Despite being an indisputably original and fantastic work of fiction, “Eragon” and the rest of “The Inheritance Cycle” fall victim to many fantasy clichés, though Paolini manages to iron them out with his own twists. Brom, the mysterious village storyteller, is essentially a Gandalf-esque character (and shocker: Eragon’s father) that leads Eragon to the start of his four-book journey. He gives him just enough of the necessary tools to succeed, including a timely sacrifice that gives Eragon the push he needs to continue his travels. Du Weldenvarden mimics Tolkien’s Lothlórien in its secluded, elf-inhabited airs. Even the magic system shares aspects of other creations (namely the Force in “Star Wars“) in that it can be felt swirling through all living things.

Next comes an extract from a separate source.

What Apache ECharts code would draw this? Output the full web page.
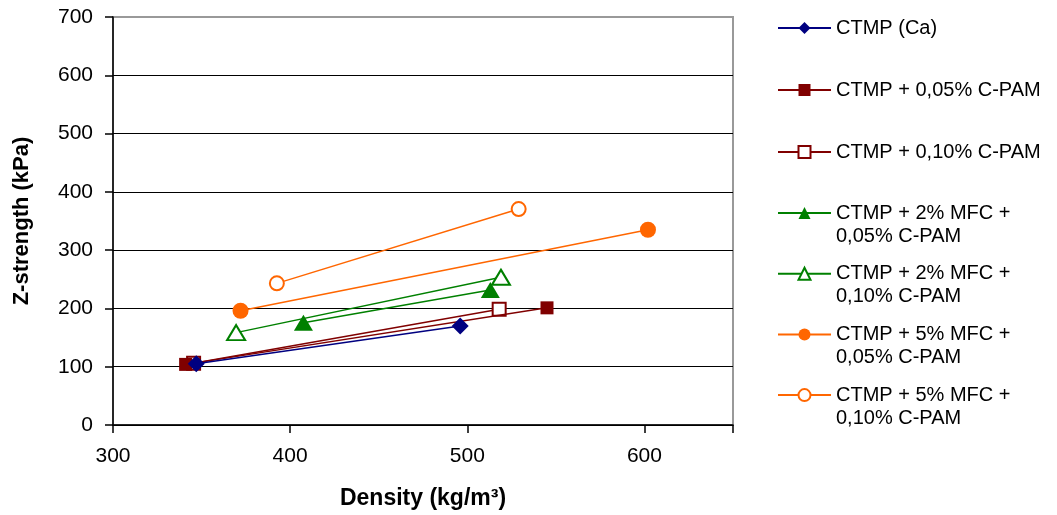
<!DOCTYPE html>
<html><head><meta charset="utf-8">
<script src="https://cdn.jsdelivr.net/npm/echarts@6/dist/echarts.min.js"></script>
<style>html,body{margin:0;padding:0;background:#fff}#c{width:1057px;height:515px}</style>
</head><body><div id="c"></div>
<script>
// ---- data ----
const seriesNames = [
  'CTMP (Ca)',
  'CTMP + 0,05% C-PAM',
  'CTMP + 0,10% C-PAM',
  'CTMP + 2% MFC + 0,05% C-PAM',
  'CTMP + 2% MFC + 0,10% C-PAM',
  'CTMP + 5% MFC + 0,05% C-PAM',
  'CTMP + 5% MFC + 0,10% C-PAM'
];
const density = [[347, 496], [341, 545], [345.5, 518], [407.5, 513], [369.5, 519], [372, 602], [392.5, 529]];
const zStrength = [[105, 170], [104, 201], [106, 198.5], [175.5, 231.5], [158.5, 253.5], [196, 335], [243, 370.5]];
const xTicks = [300, 400, 500, 600];
const yTicks = [0, 100, 200, 300, 400, 500, 600, 700];

// ---- styles ----
const colors = ['#000080', '#800000', '#800000', '#008000', '#008000', '#FF6600', '#FF6600'];
const symbols = ['diamond', 'rect', 'emptyRect', 'triangle', 'emptyTriangle', 'circle', 'emptyCircle'];
const symbolSizes = [17, 13, 13, [19, 16], [18, 15], 16, 14];
const FONT = '"Liberation Sans", Arial, sans-serif';

const chart = echarts.init(document.getElementById('c'), null, {renderer: 'canvas'});
const legendText = {fontFamily: FONT, fontSize: 20, lineHeight: 23, color: '#000'};
chart.setOption({
  animation: false,
  backgroundColor: '#fff',
  grid: {left: 113, right: 324, top: 17, bottom: 90, show: true, borderColor: '#999', borderWidth: 2, backgroundColor: 'transparent'},
  xAxis: {
    type: 'value', min: xTicks[0], max: 650, interval: xTicks[1] - xTicks[0],
    name: 'Density (kg/m³)', nameLocation: 'middle', nameGap: 62,
    nameTextStyle: {fontFamily: FONT, fontSize: 23, fontWeight: 'bold', color: '#000'},
    axisLine: {lineStyle: {color: '#000', width: 1.5}},
    axisTick: {show: true, length: 8, lineStyle: {color: '#000', width: 1.5}},
    axisLabel: {fontFamily: FONT, fontSize: 21, color: '#000', margin: 21,
      formatter: v => xTicks.indexOf(v) >= 0 ? String(v) : ''},
    splitLine: {show: false}
  },
  yAxis: {
    type: 'value', min: yTicks[0], max: yTicks[yTicks.length - 1], interval: yTicks[1] - yTicks[0],
    name: 'Z-strength (kPa)', nameLocation: 'middle', nameGap: 80, nameRotate: 90,
    nameTextStyle: {fontFamily: FONT, fontSize: 22, fontWeight: 'bold', color: '#000'},
    axisLine: {show: true, lineStyle: {color: '#000', width: 1.5}},
    axisTick: {show: true, length: 8, lineStyle: {color: '#000', width: 1.5}},
    axisLabel: {fontFamily: FONT, fontSize: 21, color: '#000', margin: 20},
    splitLine: {show: true, showMaxLine: false, lineStyle: {color: '#000', width: 1}}
  },
  legend: [
    {
      data: seriesNames.slice(0, 3), orient: 'vertical', left: 772, top: 11.5,
      itemWidth: 53, itemHeight: 15, itemGap: 39, selectedMode: false,
      textStyle: legendText
    },
    {
      data: seriesNames.slice(3), orient: 'vertical', left: 772, top: 173.5,
      itemWidth: 53, itemHeight: 15, itemGap: -8.3, selectedMode: false,
      formatter: n => ' \n' + n.replace('MFC + ', 'MFC +\n'),
      textStyle: legendText
    }
  ],
  series: seriesNames.map((n, i) => ({
    name: n, type: 'line',
    data: density[i].map((x, j) => [x, zStrength[i][j]]),
    symbol: symbols[i], symbolSize: symbolSizes[i],
    lineStyle: {color: colors[i], width: 1.5},
    itemStyle: {color: colors[i], borderColor: colors[i], borderWidth: symbols[i].indexOf('empty') === 0 ? 1.5 : 0},
    emphasis: {disabled: true},
    z: 2 + (6 - i) * 0.01
  }))
});
</script></body></html>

Arya, the elf Eragon rescues in the first book, turns out to be the woman he spends the next three books pining after. True to cliché, she spends the next three books discouraging him — but in Paolini’s genius writing, it’s at least for better reasons than playing hard to get. She also turns out to be the elven queen’s daughter, which is both a plot twist and not at all shocking considering her attitude toward humans as well as the fellow elves’ reactions to her. The plot does deviate from the norm when she doesn’t end up with Eragon at the close of the final book, “Inheritance,” though Paolini certainly writes it in such a way that it’s open to interpretation whether the next several decades (or centuries) of their lives will be intertwined.

Another cliché is the big, bad villain, Galbatorix, being defeated by, essentially, the power of friendship and love. However, after fighting numerous and unending tides of enemies, there weren’t many other ways to end the final confrontation — beheading, stabbing through the heart, magic attacks and burning creatures to death had already been used — and to his credit, Paolini writes the scene in a way that it does indeed feel like the climax of all four books.

In the end, “The Inheritance Cycle” stands atop a fantasy-book-strewn peak. The deeper issues addressed through the characters’ trials and tribulations, asking for the meaning of life, how to live honorably and how to face and overcome even the most extraordinary of challenges give the series a weight that others lack. At the same time, there are plenty of plot twists, action sequences and intense relationships to excite readers as they learn more about Alagaësia.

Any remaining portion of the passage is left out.